When the software company employee took delivery of Tata's dream car Nano last Sunday from its showroom at Prabhadevi near Mumbai's landmark Siddhivinayak Temple, he had no inkling of how nightmarish the drive back home to Mulund would be.
"I was at the steering with a driver from the showroom sitting next to me, while my wife Nutan and son Vedant were on the rear seat when the AC suddenly stopped working. Though it restarted on its own soon after, my wife felt the stench of something burning when we reached Mulund-Airoli bridge," Sawant told PTI.
Soon they saw smoke coming out from the rear of the car where its engine is located and immediately stopped it on the Eastern Express Highway, hardly five minutes drive from his Mulund home.

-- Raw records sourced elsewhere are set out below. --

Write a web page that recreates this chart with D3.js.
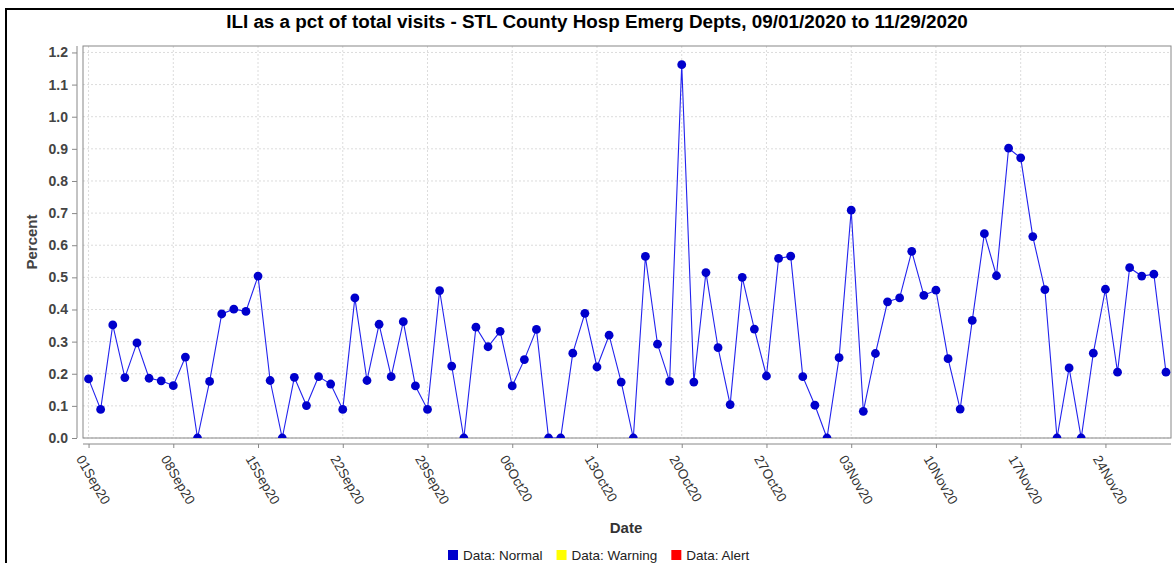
<!DOCTYPE html>
<html>
<head>
<meta charset="utf-8">
<script src="https://cdn.jsdelivr.net/npm/d3@7"></script>
<style>
	body { margin: 0; background: #fff; }
	svg { display: block; }
</style>
</head>
<body>
<div id="chart"></div>
<script>

// data
let startDate = '2020-09-01';
let values = [
	0.184, 0.089, 0.352, 0.188, 0.296, 0.186, 0.178, 0.163, 0.252, 0,
	0.176, 0.386, 0.401, 0.394, 0.504, 0.179, 0, 0.189, 0.101, 0.191,
	0.168, 0.089, 0.436, 0.179, 0.354, 0.191, 0.362, 0.162, 0.089, 0.459,
	0.224, 0, 0.345, 0.284, 0.332, 0.162, 0.244, 0.338, 0, 0,
	0.264, 0.388, 0.221, 0.320, 0.174, 0, 0.565, 0.292, 0.176, 1.162,
	0.174, 0.515, 0.281, 0.104, 0.500, 0.339, 0.193, 0.559, 0.566, 0.191,
	0.102, 0, 0.250, 0.709, 0.083, 0.263, 0.424, 0.436, 0.581, 0.444,
	0.460, 0.247, 0.090, 0.366, 0.636, 0.505, 0.902, 0.872, 0.627, 0.462,
	0, 0.218, 0, 0.264, 0.463, 0.205, 0.530, 0.504, 0.510, 0.205
];
let xTickLabels = ['01Sep20','08Sep20','15Sep20','22Sep20','29Sep20','06Oct20','13Oct20',
	'20Oct20','27Oct20','03Nov20','10Nov20','17Nov20','24Nov20'];
let yTicks = [0, 0.1, 0.2, 0.3, 0.4, 0.5, 0.6, 0.7, 0.8, 0.9, 1.0, 1.1, 1.2];
let legendLabels = ['Data: Normal', 'Data: Warning', 'Data: Alert'];
let legendColors = ['#0000cc', '#ffff00', '#ff0000'];

let title = 'ILI as a pct of total visits - STL County Hosp Emerg Depts, 09/01/2020 to 11/29/2020';

let width = 1174, height = 563;
let plot = {left: 83, top: 46, right: 1171, bottom: 438};

let parseTick = d3.utcParse('%d%b%y');
let day0 = d3.utcParse('%Y-%m-%d')(startDate);
let data = values.map((v, i) => ({date: d3.utcDay.offset(day0, i), value: v}));

let x = d3.scaleUtc()
	.domain([d3.utcHour.offset(day0, -10.5), d3.utcHour.offset(data[data.length-1].date, 10.5)])
	.range([plot.left, plot.right]);
let y = d3.scaleLinear()
	.domain([0, d3.max(values) * 1.05])
	.range([plot.bottom, plot.top]);

let svg = d3.select('#chart').append('svg')
	.attr('width', width)
	.attr('height', height);

// outer chart border (runs off the right / bottom edge)
svg.append('rect')
	.attr('x', 6).attr('y', 9)
	.attr('width', 1190).attr('height', 600)
	.attr('fill', 'none')
	.attr('stroke', '#000')
	.attr('stroke-width', 2);

// title, fitted to the reference width
let t = svg.append('text')
	.attr('x', 597).attr('y', 28)
	.attr('text-anchor', 'middle')
	.style('font', 'bold 17px "Liberation Sans", Arial, sans-serif')
	.attr('fill', '#000')
	.text(title);
let tl = t.node().getComputedTextLength();
t.style('font-size', (17 * 742 / tl) + 'px');

// gridlines
let tickDates = xTickLabels.map(parseTick);
svg.append('g')
	.selectAll('line.h')
	.data(yTicks)
	.join('line')
	.attr('x1', plot.left).attr('x2', plot.right)
	.attr('y1', d => y(d)).attr('y2', d => y(d))
	.attr('stroke', '#dcdcdc')
	.attr('stroke-dasharray', '2,2');
svg.append('g')
	.selectAll('line.v')
	.data(tickDates)
	.join('line')
	.attr('x1', d => x(d)).attr('x2', d => x(d))
	.attr('y1', plot.top).attr('y2', plot.bottom)
	.attr('stroke', '#dcdcdc')
	.attr('stroke-dasharray', '2,2');

// plot frame
svg.append('rect')
	.attr('x', plot.left).attr('y', plot.top)
	.attr('width', plot.right - plot.left).attr('height', plot.bottom - plot.top)
	.attr('fill', 'none')
	.attr('stroke', '#888');

// clip
svg.append('clipPath').attr('id', 'clip')
	.append('rect')
	.attr('x', plot.left).attr('y', plot.top)
	.attr('width', plot.right - plot.left).attr('height', plot.bottom - plot.top);

let g = svg.append('g').attr('clip-path', 'url(#clip)');

let line = d3.line()
	.x(d => x(d.date))
	.y(d => y(d.value));

g.append('path')
	.datum(data)
	.attr('d', line)
	.attr('fill', 'none')
	.attr('stroke', '#2222ee')
	.attr('stroke-width', 1.1);

g.selectAll('circle')
	.data(data)
	.join('circle')
	.attr('cx', d => x(d.date))
	.attr('cy', d => y(d.value))
	.attr('r', 4.4)
	.attr('fill', '#0000cc');

// y axis, offset left of the plot
let yAxis = svg.append('g')
	.attr('transform', `translate(${plot.left - 6},0)`)
	.call(d3.axisLeft(y).tickValues(yTicks).tickFormat(d3.format('.1f')).tickSize(5).tickPadding(4));
yAxis.select('.domain').attr('stroke', '#888').attr('d', `M0,${plot.top}V${plot.bottom}`);
yAxis.selectAll('.tick line').attr('stroke', '#888');
yAxis.selectAll('.tick text')
	.attr('fill', '#444')
	.style('font', 'bold 14px "Liberation Sans", Arial, sans-serif');

// x axis, offset below the plot
let xAxis = svg.append('g')
	.attr('transform', `translate(0,${plot.bottom + 6})`)
	.call(d3.axisBottom(x).tickValues(tickDates).tickFormat((d, i) => xTickLabels[i]).tickSize(4));
xAxis.select('.domain').attr('stroke', '#888').attr('d', `M${plot.left},0H${plot.right}`);
xAxis.selectAll('.tick line').attr('stroke', '#888');
xAxis.selectAll('.tick text')
	.attr('fill', '#333')
	.attr('text-anchor', 'start')
	.attr('dy', null)
	.attr('y', 0)
	.attr('dominant-baseline', 'hanging')
	.attr('transform', 'translate(-5,10) rotate(60)')
	.style('font', '13.5px "Liberation Sans", Arial, sans-serif');

// axis titles
svg.append('text')
	.attr('x', 626).attr('y', 533)
	.attr('text-anchor', 'middle')
	.attr('fill', '#333')
	.style('font', 'bold 15px "Liberation Sans", Arial, sans-serif')
	.text('Date');
svg.append('text')
	.attr('transform', `translate(37,${(plot.top + plot.bottom) / 2}) rotate(-90)`)
	.attr('text-anchor', 'middle')
	.attr('fill', '#444')
	.style('font', 'bold 15px "Liberation Sans", Arial, sans-serif')
	.text('Percent');

// legend
let lg = svg.append('g').attr('transform', 'translate(448,550)');
let lx = 0;
legendLabels.forEach((label, i) => {
	let item = lg.append('g').attr('transform', `translate(${lx},0)`);
	item.append('rect')
		.attr('width', 10).attr('height', 10)
		.attr('fill', legendColors[i]);
	let txt = item.append('text')
		.attr('x', 15).attr('y', 9.5)
		.attr('fill', '#222')
		.style('font', '13.5px "Liberation Sans", Arial, sans-serif')
		.text(label);
	lx += 15 + txt.node().getComputedTextLength() + 14;
});

</script>
</body>
</html>
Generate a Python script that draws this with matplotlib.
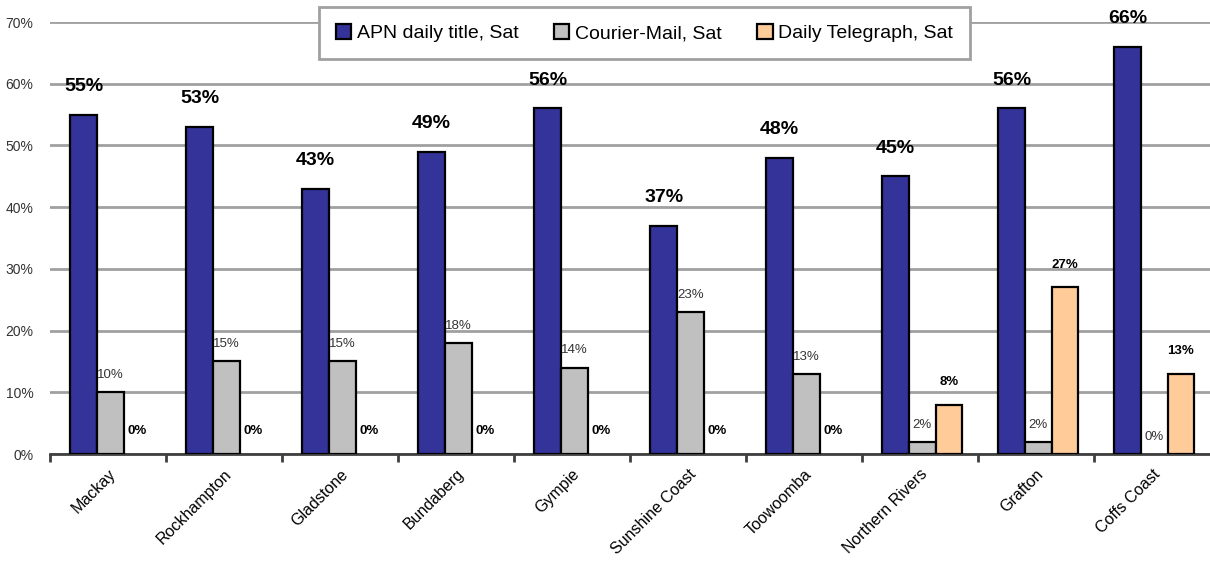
import matplotlib.pyplot as plt
import numpy as np

plt.rcParams['font.family'] = ['Liberation Sans Narrow', 'Liberation Sans', 'DejaVu Sans']

# Data
regions = ['Mackay', 'Rockhampton', 'Gladstone', 'Bundaberg', 'Gympie',
           'Sunshine Coast', 'Toowoomba', 'Northern Rivers', 'Grafton', 'Coffs Coast']
apn = [55, 53, 43, 49, 56, 37, 48, 45, 56, 66]
courier = [10, 15, 15, 18, 14, 23, 13, 2, 2, 0]
telegraph = [0, 0, 0, 0, 0, 0, 0, 8, 27, 13]
series_names = ['APN daily title, Sat', 'Courier-Mail, Sat', 'Daily Telegraph, Sat']

fig = plt.figure(figsize=(12.1, 5.68), dpi=100)
ax = fig.add_axes([50 / 1210, 114 / 568, 1 - 50 / 1210, (454 - 22) / 568])

x = np.arange(len(regions))
w = 0.23


def edge_widths(vals):
    # zero-height bars are not outlined in the original
    return [1.6 if v > 0 else 0 for v in vals]


b1 = ax.bar(x - w + 0.02, apn, w, color='#333399', edgecolor='black',
            linewidth=edge_widths(apn), label=series_names[0], zorder=3)
b2 = ax.bar(x + 0.02, courier, w, color='#C0C0C0', edgecolor='black',
            linewidth=edge_widths(courier), label=series_names[1], zorder=3)
b3 = ax.bar(x + w + 0.02, telegraph, w, color='#FFCC99', edgecolor='black',
            linewidth=edge_widths(telegraph), label=series_names[2], zorder=3)

ax.bar_label(b1, labels=[f'{v}%' for v in apn], padding=14, fontsize=14,
             fontweight='bold', color='black')
ax.bar_label(b2, labels=[f'{v}%' for v in courier], padding=8, fontsize=9.5,
             color='#333333')
ax.bar_label(b3, labels=[f'{v}%' for v in telegraph], padding=12, fontsize=9.5,
             fontweight='bold', color='black')

ax.set_xlim(-0.5, len(regions) - 0.5)
ax.set_ylim(0, 70)
ax.set_yticks(range(0, 71, 10))
ax.set_yticklabels([f'{v}%' for v in range(0, 71, 10)], fontsize=10, color='#333333')
ax.yaxis.grid(True, color='#A0A0A0', linewidth=2, zorder=0)
ax.tick_params(axis='y', length=0, pad=12)

ax.set_xticks(x)
ax.set_xticklabels(regions, rotation=45, ha='right', rotation_mode='anchor',
                   fontsize=11.5, color='black')
ax.tick_params(axis='x', length=0, pad=9)
ax.set_xticks(np.arange(len(regions)) - 0.5, minor=True)
ax.tick_params(axis='x', which='minor', length=6, width=2, color='#404040', direction='out')

for s in ['top', 'right', 'left']:
    ax.spines[s].set_visible(False)
ax.spines['bottom'].set_color('#404040')
ax.spines['bottom'].set_linewidth(2)

leg = ax.legend(loc='upper center', bbox_to_anchor=(0.5125, 1.034), ncol=3, fontsize=14,
                frameon=True, fancybox=False, edgecolor='#A0A0A0', framealpha=1,
                handlelength=0.8, handleheight=0.8, handletextpad=0.3, columnspacing=1.8,
                borderpad=0.85, borderaxespad=0)
leg.get_frame().set_linewidth(2)
for h in leg.legend_handles:
    h.set_linewidth(1.6)
    h.set_edgecolor('black')

fig.savefig('out.png', dpi=100)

"Alarmed, all of us got out of the car and I had barely managed to pull out the documents from the glove box when the vehicle was up in flames. Thankfully, none of us was brought to any harm," said Sawant, who turned 37 two days later.
Now a livid Sawant wants a detailed analysis of what went wrong and criminal action against those responsible for what could have led to a tragedy for him and his family.

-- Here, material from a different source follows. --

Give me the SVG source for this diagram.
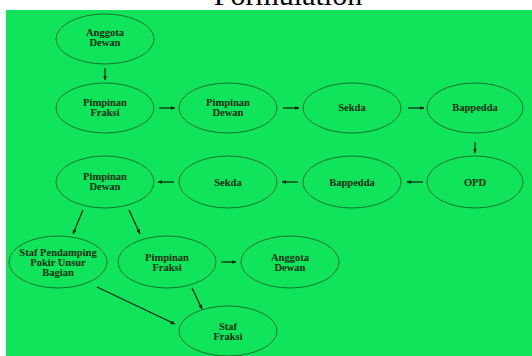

Sawant is, however, yet undecided about taking the Tatas or the dealer to the court. "I am in touch with Kirit Somaiya (former Member of Parlaiment and Bharatiya Janata Party national secretary) on the issue, but we have not yet decided what to do. But certainly we want criminal action against whoever is responsible, the company or the dealer," he said.
He is also angry over the Tatas "thinking their responsibility is over" after sending a two-line letter regretting the inconvenience caused and offering to compensate him by either giving a new car or refunding the money Sawant shelled out for it.
"They are treating it like a small incident. It was the first car in my family and I felt so happy driving it home. It was all so psychologically disturbing and traumatic. Who will compensate us for that?" he said.
Meanwhile, Tata Motors has described it as a "one-off incident" and clarified that there was no manufacturing or design lacunae in the Nano.
"We are trying to ascertain what happened -- it is a stray, one-off incident. The proof of this is that there are close to 30,000 Nanos on Indian roads currently," a Tata Motors spokesman told PTI.
Sunday's incident follows a few others of smoke emanating from Nano cars last year in Delhi, Ahmedabad and Lucknow, a few months after its launch early last year.
The Tata Motors spokesperson attributed it to a faulty switch which was rectified.
"We have attended to that problem. We proactively checked all cars out at that point of time," he said, denying any connection between those incidents and the Sunday's one in Mumbai.
He said despite the company's offer to return Sawant his money or give him another car, "he has not yet got back to us".